89. The single-frequency fiber laser of claim 77, wherein the single resonant mode in the second laser beam has a line width smaller than 100 MHz.

90. The single-frequency fiber laser of claim 77, further comprising an isolator configured to receive the second laser beam from the second fiber Bragg grating and transmit at least a portion of the second laser beam toward the first fiber Bragg grating, wherein the laser gain medium, the super-structured FBG mode-selection filter, and the isolator in part form a ring-shaped laser cavity.

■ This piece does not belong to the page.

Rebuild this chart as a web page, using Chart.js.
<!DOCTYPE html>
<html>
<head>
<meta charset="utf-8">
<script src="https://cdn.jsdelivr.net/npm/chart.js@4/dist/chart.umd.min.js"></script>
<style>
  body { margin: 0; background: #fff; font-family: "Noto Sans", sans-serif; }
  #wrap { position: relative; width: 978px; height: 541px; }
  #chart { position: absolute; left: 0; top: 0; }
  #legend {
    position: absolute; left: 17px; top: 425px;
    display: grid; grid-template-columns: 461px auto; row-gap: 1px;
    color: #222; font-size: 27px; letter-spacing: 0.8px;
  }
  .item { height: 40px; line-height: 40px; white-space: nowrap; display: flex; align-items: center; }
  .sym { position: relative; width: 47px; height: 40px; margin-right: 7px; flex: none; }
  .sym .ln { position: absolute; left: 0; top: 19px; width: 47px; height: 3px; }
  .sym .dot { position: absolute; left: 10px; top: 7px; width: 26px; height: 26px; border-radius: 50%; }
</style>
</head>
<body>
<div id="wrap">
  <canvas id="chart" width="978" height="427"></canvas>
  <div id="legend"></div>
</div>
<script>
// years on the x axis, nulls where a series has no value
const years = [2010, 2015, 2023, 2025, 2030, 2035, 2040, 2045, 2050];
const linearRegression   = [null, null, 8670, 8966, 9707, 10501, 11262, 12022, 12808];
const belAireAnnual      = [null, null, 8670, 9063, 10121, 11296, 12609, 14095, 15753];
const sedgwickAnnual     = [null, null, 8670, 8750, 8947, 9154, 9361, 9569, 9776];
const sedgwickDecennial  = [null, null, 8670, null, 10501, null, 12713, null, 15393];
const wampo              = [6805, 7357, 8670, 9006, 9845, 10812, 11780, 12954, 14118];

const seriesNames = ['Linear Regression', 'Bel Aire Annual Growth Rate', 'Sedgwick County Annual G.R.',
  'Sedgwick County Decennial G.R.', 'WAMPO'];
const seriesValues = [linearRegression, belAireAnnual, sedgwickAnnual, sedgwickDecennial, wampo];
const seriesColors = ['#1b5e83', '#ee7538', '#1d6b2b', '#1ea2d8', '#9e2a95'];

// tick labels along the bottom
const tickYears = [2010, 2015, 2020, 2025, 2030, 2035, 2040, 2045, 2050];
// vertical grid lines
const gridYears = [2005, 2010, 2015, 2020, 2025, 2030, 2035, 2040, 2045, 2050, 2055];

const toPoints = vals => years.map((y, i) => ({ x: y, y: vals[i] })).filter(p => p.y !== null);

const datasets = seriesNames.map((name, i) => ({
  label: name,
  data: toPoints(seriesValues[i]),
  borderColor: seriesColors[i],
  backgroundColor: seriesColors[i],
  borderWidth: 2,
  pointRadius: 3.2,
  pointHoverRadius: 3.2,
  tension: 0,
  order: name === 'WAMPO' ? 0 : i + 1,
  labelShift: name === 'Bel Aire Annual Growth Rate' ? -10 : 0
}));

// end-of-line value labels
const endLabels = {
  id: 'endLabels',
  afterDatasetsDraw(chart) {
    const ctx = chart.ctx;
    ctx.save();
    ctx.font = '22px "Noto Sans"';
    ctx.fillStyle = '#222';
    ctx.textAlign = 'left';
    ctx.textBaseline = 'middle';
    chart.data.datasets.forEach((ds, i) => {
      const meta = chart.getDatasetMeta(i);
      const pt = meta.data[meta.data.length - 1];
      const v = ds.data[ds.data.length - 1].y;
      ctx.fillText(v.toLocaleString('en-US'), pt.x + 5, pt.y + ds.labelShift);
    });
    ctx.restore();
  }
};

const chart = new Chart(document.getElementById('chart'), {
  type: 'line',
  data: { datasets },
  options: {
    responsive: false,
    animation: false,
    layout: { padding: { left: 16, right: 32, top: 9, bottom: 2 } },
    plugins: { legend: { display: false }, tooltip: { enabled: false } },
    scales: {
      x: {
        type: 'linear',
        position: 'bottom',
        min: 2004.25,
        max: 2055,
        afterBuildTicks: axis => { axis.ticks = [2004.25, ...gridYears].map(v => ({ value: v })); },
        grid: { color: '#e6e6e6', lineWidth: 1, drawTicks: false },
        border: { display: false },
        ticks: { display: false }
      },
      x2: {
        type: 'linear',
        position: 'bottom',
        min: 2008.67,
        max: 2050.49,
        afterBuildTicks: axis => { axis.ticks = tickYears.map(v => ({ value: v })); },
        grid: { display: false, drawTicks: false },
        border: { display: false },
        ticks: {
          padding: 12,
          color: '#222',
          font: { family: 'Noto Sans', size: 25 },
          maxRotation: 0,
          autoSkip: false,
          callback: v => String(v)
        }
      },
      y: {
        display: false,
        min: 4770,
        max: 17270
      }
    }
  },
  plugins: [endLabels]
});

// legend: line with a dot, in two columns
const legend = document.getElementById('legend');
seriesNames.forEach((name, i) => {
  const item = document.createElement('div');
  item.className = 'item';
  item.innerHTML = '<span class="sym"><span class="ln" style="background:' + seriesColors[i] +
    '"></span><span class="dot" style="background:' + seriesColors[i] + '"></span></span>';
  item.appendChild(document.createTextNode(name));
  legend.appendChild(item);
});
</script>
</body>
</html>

91. A single-frequency fiber laser, comprising:

a laser pump configured to produce a pump light;

a laser gain medium configured to produce a first laser beam comprising a plurality of resonant modes in response to the pump light;

a super-structured fiber Bragg grating (FBG) mode-selection filter comprising: a first fiber Bragg grating configured to receive the first laser beam, wherein the first fiber grating comprises a first reflective surface; and a second fiber Bragg grating having a second reflective surface substantially parallel to the first reflective surface, wherein the first reflective surface and the second reflective surface are separated by a phase-shift space and form a Fabry-Perot cavity there between, wherein the Fabry-Perot cavity has a transmittance bandwidth narrower than 0.2 nm and is configured to select a resonant mode among the plurality of resonant modes to output a second laser beam having a single resonant mode, wherein the phase-shift space between the first reflective surface and the second reflective surface is configured to produce a quarter wavelength phase shift in the first laser beam or the second laser beam;

a temperature controller configured to control the temperature of the super-structured FBG mode-selection filter; and

an electronic control unit configured to control the laser pump and the temperature controller to stabilize the frequency of the single resonant mode in the second laser beam.